NEW YORK -- Hoping that cooler heads will prevail in the power struggle for union leadership, the National Basketball Players Association is beginning the process of conducting an independent business review in the hopes that Derek Fisher voluntarily steps down as president, league sources told CBSSports.com Monday.

A committee of player representatives to be headed by NBPA treasurer James Jones of the Miami Heat will begin the process and ultimately will select a management consulting firm to conduct the review of the union's business practices, one of the people familiar with the mattter said. The committee would  be open to recommendations from its fellow sports unions, such as the Major League Baseball Players Association or NHLPA, but the final decision would be at the discretion of the committee headed by Jones.

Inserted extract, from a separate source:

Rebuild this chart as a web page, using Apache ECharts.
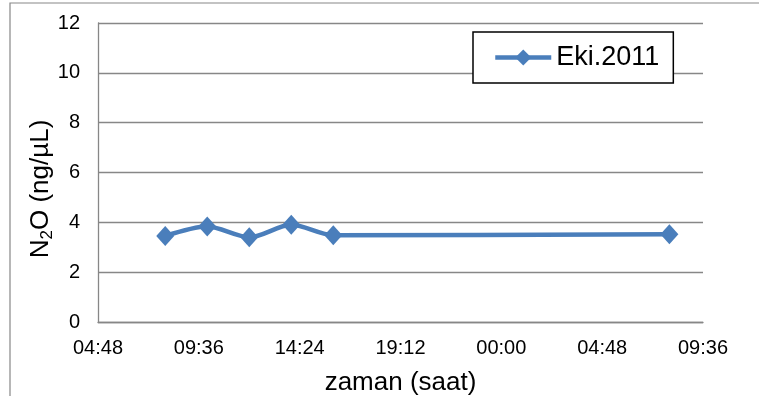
<!DOCTYPE html>
<html>
<head>
<meta charset="utf-8">
<script src="https://cdn.jsdelivr.net/npm/echarts@6/dist/echarts.min.js"></script>
<style>html,body{margin:0;padding:0;background:#fff;}#c{width:759px;height:396px;}</style>
</head>
<body>
<div id="c"></div>
<script>
// Data (hours since midnight of first day)
var times = [8, 10, 12, 14, 16, 32];
var values = [3.45, 3.83, 3.40, 3.90, 3.48, 3.52];
var seriesName = 'Eki.2011';
var xTickLabels = ['04:48', '09:36', '14:24', '19:12', '00:00', '04:48', '09:36'];
var yTicks = [0, 2, 4, 6, 8, 10, 12];

var chart = echarts.init(document.getElementById('c'), null, {renderer: 'canvas'});
var font = '"Liberation Sans", Arial, sans-serif';
var gridColor = '#878787';
var blue = '#4A7EBB';

var pts = times.map(function (t, i) { return [t, values[i]]; });

chart.setOption({
  backgroundColor: '#fff',
  animation: false,
  graphic: [
    {type: 'rect', shape: {x: 10, y: 3, width: 760, height: 410}, style: {fill: 'none', stroke: gridColor, lineWidth: 1.2}, silent: true},
    {type: 'text', x: 41, y: 189, rotation: Math.PI / 2,
      style: {
        text: '{a|N}{b|2}{a|O (ng/µL)}',
        align: 'center', verticalAlign: 'middle',
        rich: {
          a: {fontFamily: font, fontSize: 26, fill: '#000', lineHeight: 30},
          b: {fontFamily: font, fontSize: 17, fill: '#000', verticalAlign: 'bottom', padding: [12, 0, 0, 0], lineHeight: 18}
        }
      }}
  ],
  grid: {left: 98, right: 56, top: 23, bottom: 74, containLabel: false, outerBoundsMode: 'none'},
  legend: {
    data: [seriesName],
    left: 473, top: 32,
    padding: [12, 14, 12, 20],
    borderColor: '#000', borderWidth: 1.5, backgroundColor: '#fff',
    itemWidth: 56, itemHeight: 20, itemGap: 5,
    lineStyle: {width: 4.5},
    textStyle: {fontFamily: font, fontSize: 27, color: '#000'}
  },
  xAxis: {
    type: 'value', min: 4.8, max: 33.6, interval: 4.8,
    name: 'zaman (saat)', nameLocation: 'middle', nameGap: 48,
    nameTextStyle: {fontFamily: font, fontSize: 26, color: '#000'},
    axisLine: {show: true, lineStyle: {color: gridColor, width: 1.3}},
    axisTick: {show: false},
    splitLine: {show: false},
    axisLabel: {
      fontFamily: font, fontSize: 20, color: '#000', margin: 16,
      formatter: function (v) { return xTickLabels[Math.round((v - 4.8) / 4.8)] || ''; }
    }
  },
  yAxis: {
    type: 'value', min: yTicks[0], max: yTicks[yTicks.length - 1], interval: 2,
    axisLine: {show: true, lineStyle: {color: gridColor, width: 1.3}},
    axisTick: {show: false},
    splitLine: {show: true, lineStyle: {color: gridColor, width: 1.3}},
    axisLabel: {fontFamily: font, fontSize: 20, color: '#000', margin: 18}
  },
  series: [{
    name: seriesName, type: 'line', data: pts, smooth: 0.3,
    symbol: 'diamond', symbolSize: [18, 20],
    lineStyle: {color: blue, width: 4.5},
    itemStyle: {color: blue}
  }]
});
</script>
</body>
</html>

Union officials are proceeding with the review process, standard procedure that has been conducted after each of the past two collective bargaining agreements were ratified in 1999 and 2005, in the hopes that Fisher will choose a "graceful exit" and that the union's internal strife will not distract from the playoffs beginning Saturday, a source said. The union's finances are independently audited annually, and complete finacial statements are furnished each year to the U.S. Dept. of Labor under federal law.

The messier alternative would be for the NBPA to schedule a vote of the player reps on whether Fisher should contiunue as union president. Fisher's fellow executive committee members voted 8-0 last week that they've lost confidence in him and that he should resign.

Fisher has refused, and he sent a memo first to the executive commitee members and then to the entire union membership asking for support in his effort to have an independent review of the NBPA's business practices conducted. 

In a statement released by his publicist Friday, Fisher said he was "extremely disappointed" with the executive committee's actions.

"Their demand for my resignation and their need to protect the NBPA management and their own best interests instead of protecting the players we were elected to serve is unfortunate," Fisher said.

Fisher, a five-time champion with the Lakers, has two years left on his term as NBPA president. Now with the Oklahoma City Thunder, Fisher has not publicly divulged the specific areas of concern in the union's business dealings.

"Why would I try and ask certain questions and call into review the association that I'm the president of unless I thought that there were some serious questions that needed to be answered?" Fisher told reporters last week. "... I'll take the hits or the negative comments that may come or whatever may happen."

According to union sources, Fisher has offered few specifics about his concerns even in private conversations with them, though a picture of the areas Fisher believes require review is beginning to emerge. Among other things, Fisher is concerned about the NBPA's business relationships and whether the union is "hiring the right people for the right jobs," a person close to the union president told CBSSports.com. Several relatives of executive director Billy Hunter, including his daughter and daughter-in-law, are on the NBPA staff. Other Hunter relatives have been retained to run outside programs or as outside counsel for the union.

Hunter, who makes $2.4 million annually according to the NBPA's publicly filed financial statements, has four more years on his contract.